Corban Piper
- Piper playing for the Wellington Phoenix in 2026.

Personal information
- Full name: Corban Dallas Piper
- Date of birth: 10 September 2002 (age 23)
- Place of birth: Auckland, New Zealand
- Height: 1.88 m (6 ft 2 in)
- Positions: Centre-back; defensive midfielder; striker;

Team information
- Current team: Wellington Phoenix
- Number: 99

Youth career
- Hibiscus Coast AFC
- –2020: Birkenhead United
- 2019: → Auckland City

Senior career*
- Years: Team / Apps / (Gls)
- 2021–2022: Birkenhead United / 31 / (3)
- 2023: Wexford / 35 / (0)
- 2024: Birkenhead United / 19 / (7)
- 2024–: Wellington Phoenix Reserves / 3 / (0)
- 2024–: Wellington Phoenix / 44 / (7)

= Corban Piper =

New Zealand footballer (born 2002)

Corban Dallas Piper (born 10 September 2002) is a New Zealand professional footballer who plays as a centre-back, defensive midfielder or striker for Wellington Phoenix in the A-League Men.

==Personal life==
Piper grew up on the Whangaparāoa Peninsula, Auckland.
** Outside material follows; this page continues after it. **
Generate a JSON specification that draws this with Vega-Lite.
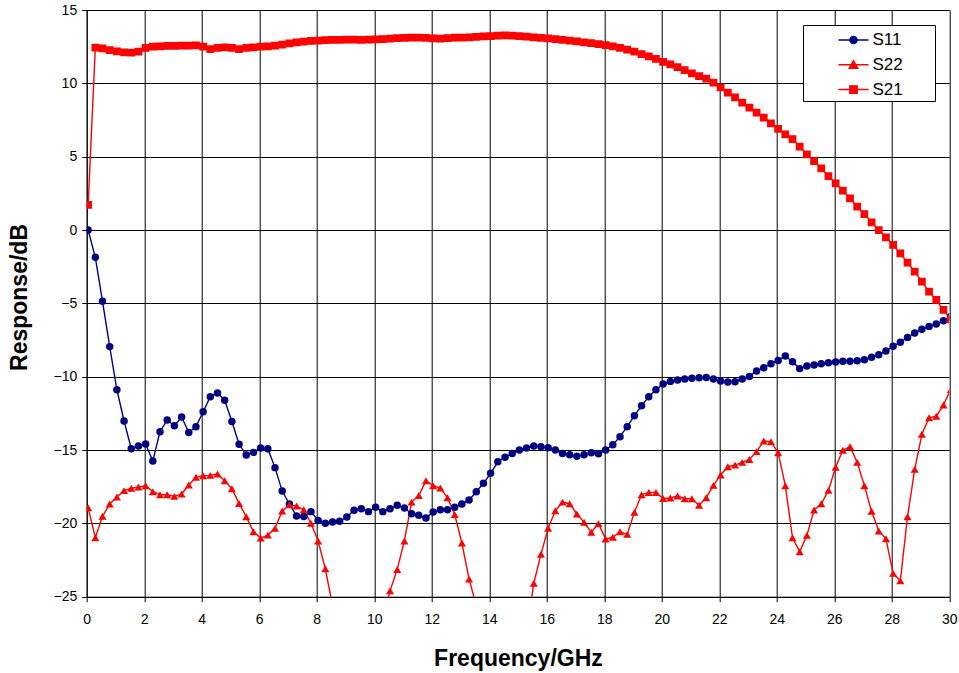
{
  "$schema": "https://vega.github.io/schema/vega-lite/v6.json",
  "width": 862.5,
  "height": 586.7,
  "autosize": {"type": "none"},
  "padding": {"left": 86.7, "top": 10, "right": 9.8, "bottom": 76.3},
  "background": "white",
  "data": {"values": [
    {"f":0.05,"S11":0,"S22":-18.93,"S21":1.72},
    {"f":0.3,"S11":-1.86,"S22":-20.98,"S21":12.43},
    {"f":0.55,"S11":-4.86,"S22":-19.52,"S21":12.39},
    {"f":0.8,"S11":-7.95,"S22":-18.68,"S21":12.27},
    {"f":1.05,"S11":-10.89,"S22":-18.2,"S21":12.18},
    {"f":1.3,"S11":-13.02,"S22":-17.77,"S21":12.11},
    {"f":1.55,"S11":-14.91,"S22":-17.61,"S21":12.09},
    {"f":1.8,"S11":-14.73,"S22":-17.52,"S21":12.16},
    {"f":2.05,"S11":-14.59,"S22":-17.43,"S21":12.41},
    {"f":2.3,"S11":-15.75,"S22":-17.84,"S21":12.5},
    {"f":2.55,"S11":-13.75,"S22":-18.05,"S21":12.52},
    {"f":2.8,"S11":-12.95,"S22":-18.05,"S21":12.55},
    {"f":3.05,"S11":-13.34,"S22":-18.16,"S21":12.55},
    {"f":3.3,"S11":-12.75,"S22":-18.0,"S21":12.57},
    {"f":3.55,"S11":-13.8,"S22":-17.39,"S21":12.57},
    {"f":3.8,"S11":-13.41,"S22":-16.86,"S21":12.59},
    {"f":4.05,"S11":-12.39,"S22":-16.75,"S21":12.5},
    {"f":4.3,"S11":-11.36,"S22":-16.73,"S21":12.34},
    {"f":4.55,"S11":-11.11,"S22":-16.64,"S21":12.41},
    {"f":4.8,"S11":-11.61,"S22":-17.09,"S21":12.45},
    {"f":5.05,"S11":-13.05,"S22":-17.64,"S21":12.41},
    {"f":5.3,"S11":-14.61,"S22":-18.64,"S21":12.34},
    {"f":5.55,"S11":-15.34,"S22":-19.55,"S21":12.41},
    {"f":5.8,"S11":-15.16,"S22":-20.57,"S21":12.45},
    {"f":6.05,"S11":-14.86,"S22":-21.0,"S21":12.5},
    {"f":6.3,"S11":-14.91,"S22":-20.8,"S21":12.52},
    {"f":6.55,"S11":-16.2,"S22":-20.34,"S21":12.57},
    {"f":6.8,"S11":-17.8,"S22":-19.16,"S21":12.64},
    {"f":7.05,"S11":-18.68,"S22":-18.73,"S21":12.73},
    {"f":7.3,"S11":-19.5,"S22":-18.82,"S21":12.8},
    {"f":7.55,"S11":-19.53,"S22":-19.07,"S21":12.84},
    {"f":7.8,"S11":-19.2,"S22":-19.99,"S21":12.89},
    {"f":8.05,"S11":-19.8,"S22":-21.2,"S21":12.92},
    {"f":8.3,"S11":-20.0,"S22":-23.1,"S21":12.94},
    {"f":8.55,"S11":-19.9,"S22":-25.6,"S21":12.96},
    {"f":8.8,"S11":-19.86,"S22":-27.5,"S21":12.97},
    {"f":9.05,"S11":-19.57,"S22":-29,"S21":12.98},
    {"f":9.3,"S11":-19.1,"S22":-30,"S21":12.98},
    {"f":9.55,"S11":-19.0,"S22":-30.5,"S21":12.97},
    {"f":9.8,"S11":-19.2,"S22":-30,"S21":12.98},
    {"f":10.05,"S11":-18.9,"S22":-29,"S21":12.99},
    {"f":10.3,"S11":-19.2,"S22":-26.6,"S21":13.02},
    {"f":10.55,"S11":-19.0,"S22":-24.6,"S21":13.05},
    {"f":10.8,"S11":-18.77,"S22":-23.14,"S21":13.08},
    {"f":11.05,"S11":-18.95,"S22":-21.2,"S21":13.1},
    {"f":11.3,"S11":-19.34,"S22":-18.55,"S21":13.12},
    {"f":11.55,"S11":-19.45,"S22":-18.1,"S21":13.12},
    {"f":11.8,"S11":-19.64,"S22":-17.1,"S21":13.1},
    {"f":12.05,"S11":-19.23,"S22":-17.43,"S21":13.06},
    {"f":12.3,"S11":-19.07,"S22":-17.59,"S21":13.05},
    {"f":12.55,"S11":-19.07,"S22":-18.25,"S21":13.08},
    {"f":12.8,"S11":-18.9,"S22":-19.39,"S21":13.11},
    {"f":13.05,"S11":-18.68,"S22":-21.34,"S21":13.12},
    {"f":13.3,"S11":-18.4,"S22":-23.8,"S21":13.14},
    {"f":13.55,"S11":-17.84,"S22":-25.6,"S21":13.17},
    {"f":13.8,"S11":-17.27,"S22":-28,"S21":13.2},
    {"f":14.05,"S11":-16.59,"S22":-30,"S21":13.22},
    {"f":14.3,"S11":-15.8,"S22":-31,"S21":13.25},
    {"f":14.55,"S11":-15.5,"S22":-31,"S21":13.27},
    {"f":14.8,"S11":-15.23,"S22":-30,"S21":13.26},
    {"f":15.05,"S11":-15.0,"S22":-29,"S21":13.22},
    {"f":15.3,"S11":-14.86,"S22":-27.5,"S21":13.18},
    {"f":15.55,"S11":-14.73,"S22":-24.09,"S21":13.14},
    {"f":15.8,"S11":-14.77,"S22":-22.11,"S21":13.1},
    {"f":16.05,"S11":-14.84,"S22":-20.34,"S21":13.07},
    {"f":16.3,"S11":-15.0,"S22":-19.14,"S21":13.02},
    {"f":16.55,"S11":-15.23,"S22":-18.55,"S21":12.97},
    {"f":16.8,"S11":-15.32,"S22":-18.66,"S21":12.92},
    {"f":17.05,"S11":-15.43,"S22":-19.36,"S21":12.86},
    {"f":17.3,"S11":-15.32,"S22":-19.93,"S21":12.8},
    {"f":17.55,"S11":-15.18,"S22":-20.61,"S21":12.74},
    {"f":17.8,"S11":-15.25,"S22":-20.02,"S21":12.68},
    {"f":18.05,"S11":-15.0,"S22":-21.07,"S21":12.61},
    {"f":18.3,"S11":-14.64,"S22":-20.95,"S21":12.52},
    {"f":18.55,"S11":-14.09,"S22":-20.57,"S21":12.42},
    {"f":18.8,"S11":-13.41,"S22":-20.75,"S21":12.3},
    {"f":19.05,"S11":-12.66,"S22":-19.25,"S21":12.16},
    {"f":19.3,"S11":-11.98,"S22":-18.05,"S21":12.0},
    {"f":19.55,"S11":-11.36,"S22":-17.89,"S21":11.84},
    {"f":19.8,"S11":-10.89,"S22":-17.89,"S21":11.66},
    {"f":20.05,"S11":-10.5,"S22":-18.3,"S21":11.46},
    {"f":20.3,"S11":-10.32,"S22":-18.27,"S21":11.29},
    {"f":20.55,"S11":-10.23,"S22":-18.14,"S21":11.1},
    {"f":20.8,"S11":-10.16,"S22":-18.32,"S21":10.9},
    {"f":21.05,"S11":-10.11,"S22":-18.32,"S21":10.68},
    {"f":21.3,"S11":-10.07,"S22":-18.77,"S21":10.5},
    {"f":21.55,"S11":-10.05,"S22":-18.25,"S21":10.32},
    {"f":21.8,"S11":-10.16,"S22":-17.41,"S21":10.05},
    {"f":22.05,"S11":-10.3,"S22":-16.7,"S21":9.73},
    {"f":22.3,"S11":-10.36,"S22":-16.14,"S21":9.36},
    {"f":22.55,"S11":-10.34,"S22":-16.03,"S21":9.05},
    {"f":22.8,"S11":-10.16,"S22":-15.84,"S21":8.68},
    {"f":23.05,"S11":-9.98,"S22":-15.64,"S21":8.34},
    {"f":23.3,"S11":-9.61,"S22":-15.11,"S21":8.0},
    {"f":23.55,"S11":-9.39,"S22":-14.39,"S21":7.66},
    {"f":23.8,"S11":-9.11,"S22":-14.43,"S21":7.27},
    {"f":24.05,"S11":-8.89,"S22":-15.18,"S21":6.89},
    {"f":24.3,"S11":-8.59,"S22":-17.43,"S21":6.52},
    {"f":24.55,"S11":-8.98,"S22":-20.98,"S21":6.2},
    {"f":24.8,"S11":-9.45,"S22":-21.93,"S21":5.68},
    {"f":25.05,"S11":-9.27,"S22":-20.82,"S21":5.16},
    {"f":25.3,"S11":-9.2,"S22":-19.09,"S21":4.7},
    {"f":25.55,"S11":-9.11,"S22":-18.66,"S21":4.2},
    {"f":25.8,"S11":-9.05,"S22":-17.75,"S21":3.68},
    {"f":26.05,"S11":-9.0,"S22":-16.18,"S21":3.18},
    {"f":26.3,"S11":-8.95,"S22":-15.02,"S21":2.68},
    {"f":26.55,"S11":-8.95,"S22":-14.77,"S21":2.16},
    {"f":26.8,"S11":-8.91,"S22":-15.84,"S21":1.59},
    {"f":27.05,"S11":-8.84,"S22":-17.43,"S21":1.09},
    {"f":27.3,"S11":-8.68,"S22":-19.18,"S21":0.52},
    {"f":27.55,"S11":-8.5,"S22":-20.52,"S21":0.0},
    {"f":27.8,"S11":-8.25,"S22":-21.05,"S21":-0.5},
    {"f":28.05,"S11":-7.93,"S22":-23.41,"S21":-1.02},
    {"f":28.3,"S11":-7.66,"S22":-23.91,"S21":-1.59},
    {"f":28.55,"S11":-7.32,"S22":-19.55,"S21":-2.23},
    {"f":28.8,"S11":-7.02,"S22":-16.32,"S21":-2.84},
    {"f":29.05,"S11":-6.77,"S22":-13.93,"S21":-3.52},
    {"f":29.3,"S11":-6.57,"S22":-12.8,"S21":-4.2},
    {"f":29.55,"S11":-6.41,"S22":-12.7,"S21":-4.77},
    {"f":29.8,"S11":-6.18,"S22":-11.93,"S21":-5.45},
    {"f":30.05,"S11":-5.91,"S22":-10.89,"S21":-6.1},
    {"f":30.3,"S11":-5.6,"S22":-10.0,"S21":-6.8}
  ]},
  "transform": [{"fold": ["S11", "S22", "S21"], "as": ["series", "v"]}],
  "encoding": {
    "x": {
      "field": "f", "type": "quantitative",
      "scale": {"domain": [0, 30], "nice": false, "zero": false},
      "axis": {
        "title": "Frequency/GHz",
        "values": [0, 2, 4, 6, 8, 10, 12, 14, 16, 18, 20, 22, 24, 26, 28, 30],
        "labelPadding": 11, "labelFlush": false, "labelOverlap": false,
        "titleY": 68.7, "titleBaseline": "alphabetic"
      }
    },
    "y": {
      "field": "v", "type": "quantitative",
      "scale": {"domain": [-25, 15], "nice": false, "zero": false},
      "axis": {
        "title": "Response/dB",
        "values": [-25, -20, -15, -10, -5, 0, 5, 10, 15],
        "labelPadding": 5, "labelFlush": false, "labelOverlap": false,
        "titleX": -59.7, "titleY": 287, "titleAngle": -90, "titleBaseline": "alphabetic", "titleAlign": "center"
      }
    }
  },
  "layer": [
    {"transform": [{"filter": "datum.series === 'S11'"}], "mark": {"type": "line", "clip": true, "strokeWidth": 1.4, "color": "#000080"}},
    {"transform": [{"filter": "datum.series === 'S22'"}], "mark": {"type": "line", "clip": true, "strokeWidth": 1.4, "color": "#ff0000"}},
    {"transform": [{"filter": "datum.series === 'S21'"}], "mark": {"type": "line", "clip": true, "strokeWidth": 1.4, "color": "#ff0000"}},
    {"transform": [{"filter": "datum.series === 'S11'"}], "mark": {"type": "point", "clip": true, "filled": true, "opacity": 1, "size": 56, "shape": "circle", "color": "#000080"}},
    {"transform": [{"filter": "datum.series === 'S22'"}], "mark": {"type": "point", "clip": true, "filled": true, "opacity": 1, "size": 64, "shape": "triangle-up", "color": "#ff0000"}},
    {"transform": [{"filter": "datum.series === 'S21'"}], "mark": {"type": "point", "clip": true, "filled": true, "opacity": 1, "size": 60, "shape": "square", "color": "#ff0000"}},
    {
      "transform": [{"filter": "datum.f < 1"}],
      "mark": {"type": "point", "clip": true, "filled": true, "opacity": 0, "strokeWidth": 1.4},
      "encoding": {
        "fill": {
          "field": "series", "type": "nominal",
          "scale": {"domain": ["S11", "S22", "S21"], "range": ["#000080", "#ff0000", "#ff0000"]},
          "legend": {
            "title": null,
            "orient": "none", "legendX": 716.3, "legendY": 15,
            "strokeColor": "#000000", "fillColor": "#ffffff", "padding": 3.5,
            "symbolSize": 441, "symbolOffset": 35.5, "labelOffset": 7.5, "rowPadding": 4.75,
            "symbolStrokeWidth": 1.4, "symbolOpacity": 1,
            "labelFont": "Liberation Sans", "labelFontSize": 17, "labelColor": "#000000", "labelBaseline": "middle",
            "labelExpr": "datum.label + '\u00a0\u00a0\u00a0\u00a0\u00a0\u00a0\u200b'"
          }
        },
        "stroke": {
          "field": "series", "type": "nominal",
          "scale": {"domain": ["S11", "S22", "S21"], "range": ["#000080", "#ff0000", "#ff0000"]},
          "legend": {
            "title": null,
            "orient": "none", "legendX": 716.3, "legendY": 15,
            "strokeColor": "#000000", "fillColor": "#ffffff", "padding": 3.5,
            "symbolSize": 441, "symbolOffset": 35.5, "labelOffset": 7.5, "rowPadding": 4.75,
            "symbolStrokeWidth": 1.4, "symbolOpacity": 1,
            "labelFont": "Liberation Sans", "labelFontSize": 17, "labelColor": "#000000", "labelBaseline": "middle",
            "labelExpr": "datum.label + '\u00a0\u00a0\u00a0\u00a0\u00a0\u00a0\u200b'"
          }
        },
        "shape": {
          "field": "series", "type": "nominal",
          "scale": {"domain": ["S11", "S22", "S21"], "range": [
            "M-1.43,0H1.43M-0.34,0A0.34,0.34,0,1,1,0.34,0A0.34,0.34,0,1,1,-0.34,0Z",
            "M-1.43,0H1.43M0,-0.38L0.41,0.33L-0.41,0.33Z",
            "M-1.43,0H1.43M-0.35,-0.35H0.35V0.35H-0.35Z"
          ]},
          "legend": {
            "title": null,
            "orient": "none", "legendX": 716.3, "legendY": 15,
            "strokeColor": "#000000", "fillColor": "#ffffff", "padding": 3.5,
            "symbolSize": 441, "symbolOffset": 35.5, "labelOffset": 7.5, "rowPadding": 4.75,
            "symbolStrokeWidth": 1.4, "symbolOpacity": 1,
            "labelFont": "Liberation Sans", "labelFontSize": 17, "labelColor": "#000000", "labelBaseline": "middle",
            "labelExpr": "datum.label + '\u00a0\u00a0\u00a0\u00a0\u00a0\u00a0\u200b'"
          }
        }
      }
    }
  ],
  "config": {
    "font": "Liberation Sans",
    "view": {"stroke": null},
    "axis": {
      "labelFont": "Liberation Sans", "labelFontSize": 14, "labelColor": "#000000",
      "titleFont": "Liberation Sans", "titleFontSize": 23, "titleFontWeight": "bold", "titleColor": "#000000",
      "grid": true, "gridColor": "#000000", "gridOpacity": 1, "gridWidth": 1,
      "domainColor": "#000000", "domainWidth": 1,
      "tickColor": "#000000", "tickSize": 5, "tickWidth": 1
    }
  }
}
He played youth football for Hibiscus Coast AFC.

==Club career==
Piper played for Birkenhead United from 2021 to 2024, where he played as an attacking midfielder and scored 10 goals in 51 appearances in the New Zealand National League.

He played in the League of Ireland First Division in 2023 for Wexford. Piper made 35 appearances to help the club to a fourth place finish. In 2024, he returned to Birkenhead United in New Zealand.

In September 2024, just before the A-League transfer window closed, the Wellington Phoenix signed Piper from Birkenhead United. Phoenix coach Giancarlo Italiano signed him for his ability as a centre-back. Piper scored his first A-League Men goal in a 2–1 home defeat against Adelaide United on 11 January 2025.

In May 2025, Piper was awarded the Wellington Phoenix best U-23 player award. Piper won the award alongside Manaia Elliott of the Wellington Phoenix Women.